The moment that changed everything for Olivia Cada was when she heard about the hospital ships coming to New York. Her parents were already encouraging her to come home and her friends were leaving the city. But, after the boat, she bought her airline ticket and flew home the next day.
Growing up in Excelsior, Cada, 29, attended Minnetonka High School. Her parents were actors, so she was involved in the arts. She kept busy with dance classes and choir practices.
Excelsior was a great place to grow up, she said. She fondly remembers attending community events such as Apple Days, Art on the Lake and the Fourth of July celebration with her older brother and parents.
After graduating from high school in 2009, Cada attended Mississippi State University where she studied fashion. In 2013, the year she graduated, she moved to New York to work for the designer Kenneth Cole.
Working in New York fashion was her dream. Since she moved, she has worked for several fashion companies. She resides in the Lower East Side of Manhattan.
There are many diverse cultural activities where she lives, which helped her to learn about other cultures, she said. Living in Excelsior there were many events going on. But, in New York, they are more culturally specific.
“It’s definitely opened my eyes to a lot,” Cada said.
Cada’s father is from the Czech Republic and her mom is from the South. Growing up, she learned a lot about different cultures. It’s a whole different way of learning through dinnertime conversations versus living near and meeting people from all around the world, she said.

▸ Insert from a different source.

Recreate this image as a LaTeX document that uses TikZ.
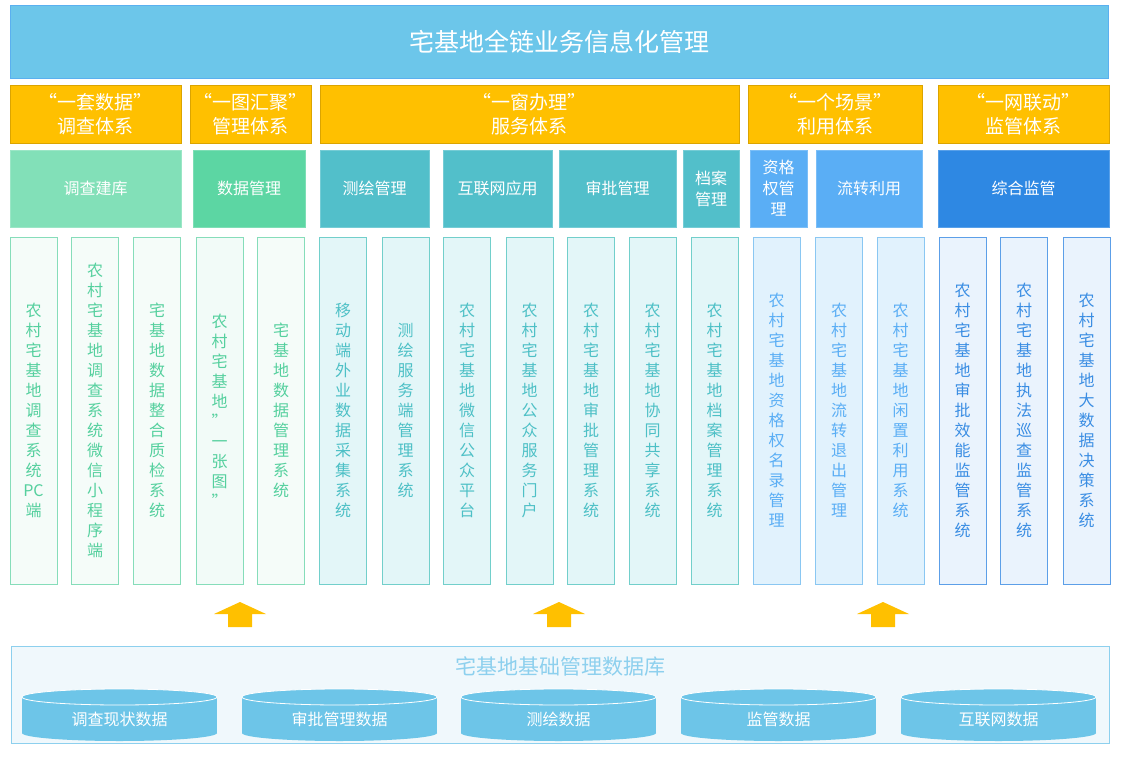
\documentclass[tikz,border=0pt]{standalone}
\usepackage{fontspec}
\setmainfont{Noto Sans CJK SC}
\definecolor{topf}{HTML}{6CC6EA}
\definecolor{topd}{HTML}{5AB0F0}
\definecolor{yelf}{HTML}{FFC000}
\definecolor{yeld}{HTML}{DBA400}
\definecolor{kA}{HTML}{82E0B8}
\definecolor{kB}{HTML}{5CD6A3}
\definecolor{kC}{HTML}{52BFCA}
\definecolor{kD}{HTML}{5AAEF5}
\definecolor{kE}{HTML}{2E88E3}
\definecolor{aF}{HTML}{F5FCF9}
\definecolor{aD}{HTML}{86DDBA}
\definecolor{aT}{HTML}{55D09E}
\definecolor{bF}{HTML}{E3F6F8}
\definecolor{bD}{HTML}{72CFCB}
\definecolor{bT}{HTML}{4DC0C6}
\definecolor{cF}{HTML}{E1F2FD}
\definecolor{cD}{HTML}{8AC7F2}
\definecolor{cT}{HTML}{5AAEF5}
\definecolor{dF}{HTML}{EAF3FD}
\definecolor{dD}{HTML}{5C9FE8}
\definecolor{dT}{HTML}{3A8DE3}
\definecolor{dbF}{HTML}{F0F8FC}
\definecolor{dbD}{HTML}{8DD0EE}
\definecolor{cyl}{HTML}{6DC5E8}
\definecolor{arr}{HTML}{FFC000}
\begin{document}
\begin{tikzpicture}[x=1pt,y=-1pt,
  yel/.style={draw=yeld, fill=yelf, text=white, minimum height=58, inner sep=0, align=center, font=\fontsize{19}{24}\selectfont},
  cat/.style={fill=#1, draw=#1!80!white, text=white, minimum height=77, inner sep=0, align=center, font=\fontsize{16}{21}\selectfont},
  colbox/.style n args={3}{draw=#2, fill=#1, text=#3, minimum width=47, minimum height=347, inner sep=0, align=center, font=\fontsize{16}{20}\selectfont},
  cA/.style={colbox={aF}{aD}{aT}},
  cB/.style={colbox={bF}{bD}{bT}},
  cC/.style={colbox={cF}{cD}{cT}},
  cDs/.style={colbox={dF}{dD}{dT}},
  cyltext/.style={text=white, font=\fontsize{16}{20}\selectfont, inner sep=0},
  uparrow/.style={fill=arr}
]
\useasboundingbox (0,0) rectangle (1126,759);

% top banner
\node[draw=topd, fill=topf, minimum width=1098, minimum height=73, text=white, inner sep=0,
  font=\fontsize{25}{30}\selectfont] (top) at (559,41.5) {宅基地全链业务信息化管理};

% yellow row
\node[yel, minimum width=171] (y1) at (95.5,114) {“一套数据”\\调查体系};
\node[yel, minimum width=121] (y2) at (250.5,114) {“一图汇聚”\\管理体系};
\node[yel, minimum width=419] (y3) at (529.5,114) {“一窗办理”\\服务体系};
\node[yel, minimum width=174] (y4) at (835,114) {“一个场景”\\利用体系};
\node[yel, minimum width=171] (y5) at (1023.5,114) {“一网联动”\\监管体系};

% category row
\node[cat=kA, minimum width=171] (k1) at (95.5,188.5) {调查建库};
\node[cat=kB, minimum width=112] (k2) at (249,188.5) {数据管理};
\node[cat=kC, minimum width=109] (k3) at (374.5,188.5) {测绘管理};
\node[cat=kC, minimum width=109] (k4) at (497.5,188.5) {互联网应用};
\node[cat=kC, minimum width=117] (k5) at (617.5,188.5) {审批管理};
\node[cat=kC, minimum width=56] (k6) at (711,188.5) {档案\\管理};
\node[cat=kD, minimum width=57] (k7) at (778.5,188.5) {资格\\权管\\理};
\node[cat=kD, minimum width=106] (k8) at (869,188.5) {流转利用};
\node[cat=kE, minimum width=171] (k9) at (1023.5,188.5) {综合监管};

% columns
\node[cA] (c1) at (33.5,410.5) {农\\村\\宅\\基\\地\\调\\查\\系\\统\\PC\\端};
\node[cA] (c2) at (95,410.5) {农\\村\\宅\\基\\地\\调\\查\\系\\统\\微\\信\\小\\程\\序\\端};
\node[cA] (c3) at (157,410.5) {宅\\基\\地\\数\\据\\整\\合\\质\\检\\系\\统};
\node[cA, fill=aF!70!aD!30!white] (c4) at (219.5,410.5) {农\\村\\宅\\基\\地\\”\\一\\张\\图\\”};
\node[cA] (c5) at (281,410.5) {宅\\基\\地\\数\\据\\管\\理\\系\\统};
\node[cB] (c6) at (343,410.5) {移\\动\\端\\外\\业\\数\\据\\采\\集\\系\\统};
\node[cB] (c7) at (405.5,410.5) {测\\绘\\服\\务\\端\\管\\理\\系\\统};
\node[cB] (c8) at (467,410.5) {农\\村\\宅\\基\\地\\微\\信\\公\\众\\平\\台};
\node[cB] (c9) at (529.5,410.5) {农\\村\\宅\\基\\地\\公\\众\\服\\务\\门\\户};
\node[cB] (c10) at (591,410.5) {农\\村\\宅\\基\\地\\审\\批\\管\\理\\系\\统};
\node[cB] (c11) at (652.5,410.5) {农\\村\\宅\\基\\地\\协\\同\\共\\享\\系\\统};
\node[cB] (c12) at (714.5,410.5) {农\\村\\宅\\基\\地\\档\\案\\管\\理\\系\\统};
\node[cC] (c13) at (776.5,410.5) {农\\村\\宅\\基\\地\\资\\格\\权\\名\\录\\管\\理};
\node[cC] (c14) at (839,410.5) {农\\村\\宅\\基\\地\\流\\转\\退\\出\\管\\理};
\node[cC] (c15) at (900.5,410.5) {农\\村\\宅\\基\\地\\闲\\置\\利\\用\\系\\统};
\node[cDs] (c16) at (962.5,410.5) {农\\村\\宅\\基\\地\\审\\批\\效\\能\\监\\管\\系\\统};
\node[cDs] (c17) at (1024,410.5) {农\\村\\宅\\基\\地\\执\\法\\巡\\查\\监\\管\\系\\统};
\node[cDs] (c18) at (1086.5,410.5) {农\\村\\宅\\基\\地\\大\\数\\据\\决\\策\\系\\统};

% up arrows
\foreach \cx in {240,559,883}{
  \fill[uparrow] (\cx,602) -- (\cx+26,614) -- (\cx+12,614) -- (\cx+12,627)
     -- (\cx-12,627) -- (\cx-12,614) -- (\cx-26,614) -- cycle;
}

% database block
\node[draw=dbD, fill=dbF, minimum width=1098, minimum height=97, inner sep=0] (db) at (560,694.5) {};
\node[text=dbD, font=\fontsize{21}{25}\selectfont, inner sep=0] (dbt) at (560,666) {宅基地基础管理数据库};

\foreach \lx/\lab/\nm in {22/调查现状数据/d1, 242/审批管理数据/d2, 461/测绘数据/d3, 681/监管数据/d4, 901/互联网数据/d5}{
  \fill[cyl] (\lx,697) rectangle (\lx+195,733);
  \fill[cyl] (\lx+97.5,733) ellipse [x radius=97.5, y radius=8];
  \fill[cyl] (\lx+97.5,697) ellipse [x radius=97.5, y radius=8];
  \draw[white, line width=0.8pt] (\lx+97.5,697) ellipse [x radius=97.5, y radius=8];
  \node[cyltext] (\nm) at (\lx+97.5,719) {\lab};
}
\end{tikzpicture}
\end{document}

When the pandemic started, she thought it would blow over. Cada has become a New Yorker and planned to stay.
“I have that mentality of ‘New Yorkers are tough and we stick it out,’” Cada said.
Working in international sales, she regularly hears about what’s going on in countries all around the world. The pandemic got real for her when she started hearing that many, and eventually all of her partners, were closing down or working from home. She started receiving automatic replies from people who were furloughed, she said.
On March 12, she was told to work from home. She only took her laptop because she expected to get back into the office in a week or so.
Cada and a few friends banded together to stick out the pandemic. They pledged to be each other’s support systems if anything happened, she said. But, when she heard about the ships, she got uncomfortable. On March 28, the group of friends all flew home to their respective parts of the county.
When she got back home to Excelsior, she had to quarantine for 14 days in her childhood bedroom. Her mom, outfitted in a mask and gloves, would deliver all her meals to her. She could text her mom if she needed anything, but her mom also put a bell in her room for good measure. Cada wasn’t allowed outside her room except to use her bathroom or go on socially distanced walks.
Easter in the Cada household was a special celebration this year. It marked the day she could emerge from quarantine.
Cada worked remotely during her stay. When she wasn’t working, she was bored at times because everything was closed. It helped that closure was almost universal. When she looked up friends in New York, it wasn’t like they were going out and she was missing out, she said.
It was a blessing to be back in Excelsior, she said. She appreciated the calm serenity of the water, being able to take a bike ride and, of course, drive through Adele’s for frozen custard. It was great to see the scenery and wildlife, and birds that aren’t pigeons, she added.
Cada had never spent this much time with her parents. As a kid, she was in school most of the time. It was a good experience spending time with them and getting to know them on a deeper level as an adult, said. She was home for more than 70 days.
One of the things Cada and her mom bonded over was cooking dinner. Cada would post her mom giving a synopsis of the meal on social media. It all started when she was in quarantine and had nothing else to do, she said.
The posts continued to be their nightly routine. She’d post what her family was having for dinner along with tips and tricks of cooking for a family. Her mom was quite a hit, she said with a laugh, adding people weren’t happy when she went back to New York and there were no more cooking posts.
Being back in New York has been weird, Cada said. The city feels different than it was a few months ago. Businesses are still boarded up, also because of the protests. She lives near restaurants and bars, which have opened windows for street service. People in her area go out and buy $15 cocktails in plastic cups for happy hour.
Being around a lot more people has been both fun and nerve-wracking, she said. She constantly reminds herself that there is still a pandemic. People need to be wearing masks, socially distancing and taking it seriously. She misses having the space in Excelsior to walk around without being too close to strangers, she said.